Request -
Output the material exactly, but drop every image it holds.

Dataset content -
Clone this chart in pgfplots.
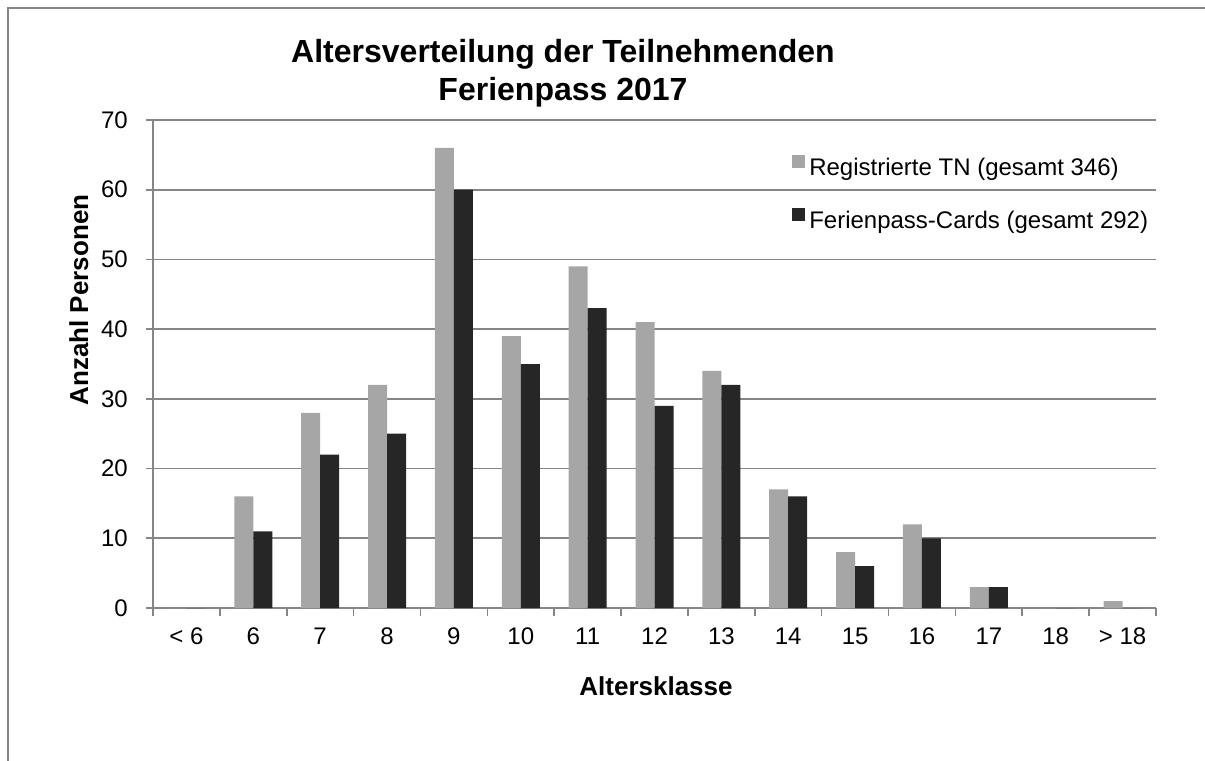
\documentclass[border=0pt]{standalone}
\usepackage{pgfplots}
\pgfplotsset{compat=1.18}
\usepackage{fontspec}
\setmainfont{Liberation Sans}
\definecolor{lightbar}{HTML}{A6A6A6}
\definecolor{darkbar}{HTML}{262626}
\definecolor{gridgray}{HTML}{868686}
\pgfplotstableread{
x reg card
0 0 0
1 16 11
2 28 22
3 32 25
4 66 60
5 39 35
6 49 43
7 41 29
8 34 32
9 17 16
10 8 6
11 12 10
12 3 3
13 0 0
14 1 0
}\agedata
\begin{document}
\begin{tikzpicture}
\useasboundingbox (0pt,0pt) rectangle (903.75pt,-570pt);
\draw[gridgray, line width=1.5pt] (6pt,-575pt) -- (6pt,-6pt) -- (910pt,-6pt);
\begin{axis}[
  at={(114.75pt,-456pt)}, anchor=south west,
  scale only axis, width=752.25pt, height=366pt,
  xmin=-0.5, xmax=14.5, ymin=0, ymax=70,
  ybar=0pt, bar width=14.25pt,
  axis x line*=bottom, axis y line*=left,
  axis line style={gridgray, line width=1.2pt, -},
  xtick={0,...,14},
  xticklabels={{< 6},6,7,8,9,10,11,12,13,14,15,16,17,18,{> 18}},
  minor xtick={-0.5,0.5,...,14.5},
  major x tick style={draw=none},
  minor x tick style={gridgray, line width=1.2pt},
  ytick={0,10,...,70},
  ytick style={gridgray, line width=1.2pt},
  tick align=outside,
  major tick length=5.25pt, minor tick length=6pt,
  ymajorgrids, grid style={gridgray, line width=1.2pt},
  /pgf/number format/assume math mode=true,
  tick label style={font=\fontsize{18}{21}\selectfont, inner sep=0pt},
  yticklabel style={anchor=east, xshift=-13.5pt},
  xticklabel style={anchor=north, text height=12.75pt, yshift=-9pt},
  legend style={at={(0.6371,0.9283)}, anchor=north west, draw=none, fill=none,
    inner sep=0pt, row sep=21pt,
    nodes={inner sep=0pt, text height=12.75pt, text depth=3.75pt, font=\fontsize{18}{21}\selectfont},
    /tikz/every odd column/.append style={column sep=3pt}},
  legend cell align=left,
  legend image code/.code={\fill[#1] (0pt,0.75pt) rectangle (9.75pt,10.5pt);},
]
\addplot[fill=lightbar, draw=none] table[x=x, y=reg] {\agedata};
\addplot[fill=darkbar, draw=none] table[x=x, y=card] {\agedata};
\legend{Registrierte TN (gesamt 346), Ferienpass-Cards (gesamt 292)}
\end{axis}
\node[anchor=base, font=\fontsize{24}{28}\selectfont\bfseries] at (422.25pt,-46.5pt) {Altersverteilung der Teilnehmenden};
\node[anchor=base, font=\fontsize{24}{28}\selectfont\bfseries] at (422.25pt,-75pt) {Ferienpass 2017};
\node[anchor=base, font=\fontsize{19.5}{23}\selectfont\bfseries] at (492pt,-521.25pt) {Altersklasse};
\node[anchor=base, rotate=90, font=\fontsize{19.5}{23}\selectfont\bfseries] at (66pt,-225pt) {Anzahl Personen};
\end{tikzpicture}
\end{document}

Finished answer -
Clone this chart in pgfplots.
\documentclass[border=0pt]{standalone}
\usepackage{pgfplots}
\pgfplotsset{compat=1.18}
\usepackage{fontspec}
\setmainfont{Liberation Sans}
\definecolor{lightbar}{HTML}{A6A6A6}
\definecolor{darkbar}{HTML}{262626}
\definecolor{gridgray}{HTML}{868686}
\pgfplotstableread{
x reg card
0 0 0
1 16 11
2 28 22
3 32 25
4 66 60
5 39 35
6 49 43
7 41 29
8 34 32
9 17 16
10 8 6
11 12 10
12 3 3
13 0 0
14 1 0
}\agedata
\begin{document}
\begin{tikzpicture}
\useasboundingbox (0pt,0pt) rectangle (903.75pt,-570pt);
\draw[gridgray, line width=1.5pt] (6pt,-575pt) -- (6pt,-6pt) -- (910pt,-6pt);
\begin{axis}[
  at={(114.75pt,-456pt)}, anchor=south west,
  scale only axis, width=752.25pt, height=366pt,
  xmin=-0.5, xmax=14.5, ymin=0, ymax=70,
  ybar=0pt, bar width=14.25pt,
  axis x line*=bottom, axis y line*=left,
  axis line style={gridgray, line width=1.2pt, -},
  xtick={0,...,14},
  xticklabels={{< 6},6,7,8,9,10,11,12,13,14,15,16,17,18,{> 18}},
  minor xtick={-0.5,0.5,...,14.5},
  major x tick style={draw=none},
  minor x tick style={gridgray, line width=1.2pt},
  ytick={0,10,...,70},
  ytick style={gridgray, line width=1.2pt},
  tick align=outside,
  major tick length=5.25pt, minor tick length=6pt,
  ymajorgrids, grid style={gridgray, line width=1.2pt},
  /pgf/number format/assume math mode=true,
  tick label style={font=\fontsize{18}{21}\selectfont, inner sep=0pt},
  yticklabel style={anchor=east, xshift=-13.5pt},
  xticklabel style={anchor=north, text height=12.75pt, yshift=-9pt},
  legend style={at={(0.6371,0.9283)}, anchor=north west, draw=none, fill=none,
    inner sep=0pt, row sep=21pt,
    nodes={inner sep=0pt, text height=12.75pt, text depth=3.75pt, font=\fontsize{18}{21}\selectfont},
    /tikz/every odd column/.append style={column sep=3pt}},
  legend cell align=left,
  legend image code/.code={\fill[#1] (0pt,0.75pt) rectangle (9.75pt,10.5pt);},
]
\addplot[fill=lightbar, draw=none] table[x=x, y=reg] {\agedata};
\addplot[fill=darkbar, draw=none] table[x=x, y=card] {\agedata};
\legend{Registrierte TN (gesamt 346), Ferienpass-Cards (gesamt 292)}
\end{axis}
\node[anchor=base, font=\fontsize{24}{28}\selectfont\bfseries] at (422.25pt,-46.5pt) {Altersverteilung der Teilnehmenden};
\node[anchor=base, font=\fontsize{24}{28}\selectfont\bfseries] at (422.25pt,-75pt) {Ferienpass 2017};
\node[anchor=base, font=\fontsize{19.5}{23}\selectfont\bfseries] at (492pt,-521.25pt) {Altersklasse};
\node[anchor=base, rotate=90, font=\fontsize{19.5}{23}\selectfont\bfseries] at (66pt,-225pt) {Anzahl Personen};
\end{tikzpicture}
\end{document}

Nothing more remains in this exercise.